If Bank of America wanted to shove the assets off balance sheet someone (credit worthy) needed to be found to house the assets overnight.  There are not that many parties credit worthy for $50 billion or more of overnight repos.

Well – being an obsessive reader of bank accounts I found the counterparty.  It was MUFJ.  If you wish to you can show – the same way that MUFJ had end period assets higher than average assets and that the differences and timing roughly match.  Someone had to assist BofA in its financial legerdemain and we know the counterparty.

Once – through an interpreter – I asked senior MUFJ executives about this.  Any nuance in the answer was lost in translation.

So back to Repo 105

Repo 105 is fraud.  Its a lie to investors and rating and regulatory agencies.  It was also fraud when BofA did it.  But both Lehman and Ken Lewis compartmentalized it as OK.  And it was not the fraud that undid them – it was the overweening arrogance that thought this was alright.  The same overweening arrogance that made Ken Lewis think it was alright to pay a big premium to close for Merrill Lynch (and later force mass dilution of BofA common shareholders).

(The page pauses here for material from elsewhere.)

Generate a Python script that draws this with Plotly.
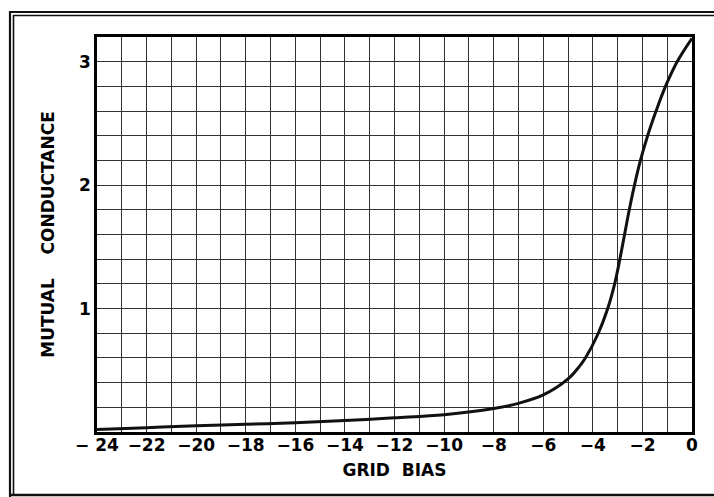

But the chief executive (or other executive) who thought this was alright was probably certifiable.  Just as certifiable as the Lehman execs who Felix rightly chastises.

Do we want to prosecute?

There is a big debate in the blogosphere as to whether anything in the Valukas Report rises to the level of prosecution.

I suspect in a vacuum it does.  But this was a collective insanity every bit as mad as the poisoning craze written about Charles Mackay.  Mass insanity does lower moral culpability and it takes an extraordinary person to stand up to it.

Besides – if we are going to slap Erin Callan’s wrists in handcuffs then we are going to have to do the same to Ken Lewis and probably have to extradite the top-end of the Japanese establishment who were the counterparties.

I do not want to go there – and I do not think it would be constructive.

After ProPublica published, they got this from Bank of America on 2/23

Tuesday afternoon, Bank of America’s media rep Scott Silvestri responded to my inquiries with this statement:

“Efforts to manage the size of our balance sheet are routine and appropriate, and we believe our actions are consistent with all applicable accounting and legal requirements.”

My only thought is that this is very similar to what Lehman’s auditors, Ernst & Young, said in response to criticism about their review of Lehman’s accounting, right after Repo 105 hit the news earlier this month. Here’s what the auditor’s spokesman, Charles Perkins, said at the time:

“Our opinion indicated that Lehman’s financial statements for that year were fairly presented in accordance with Generally Accepted Accounting Principles, and we remain of that view.”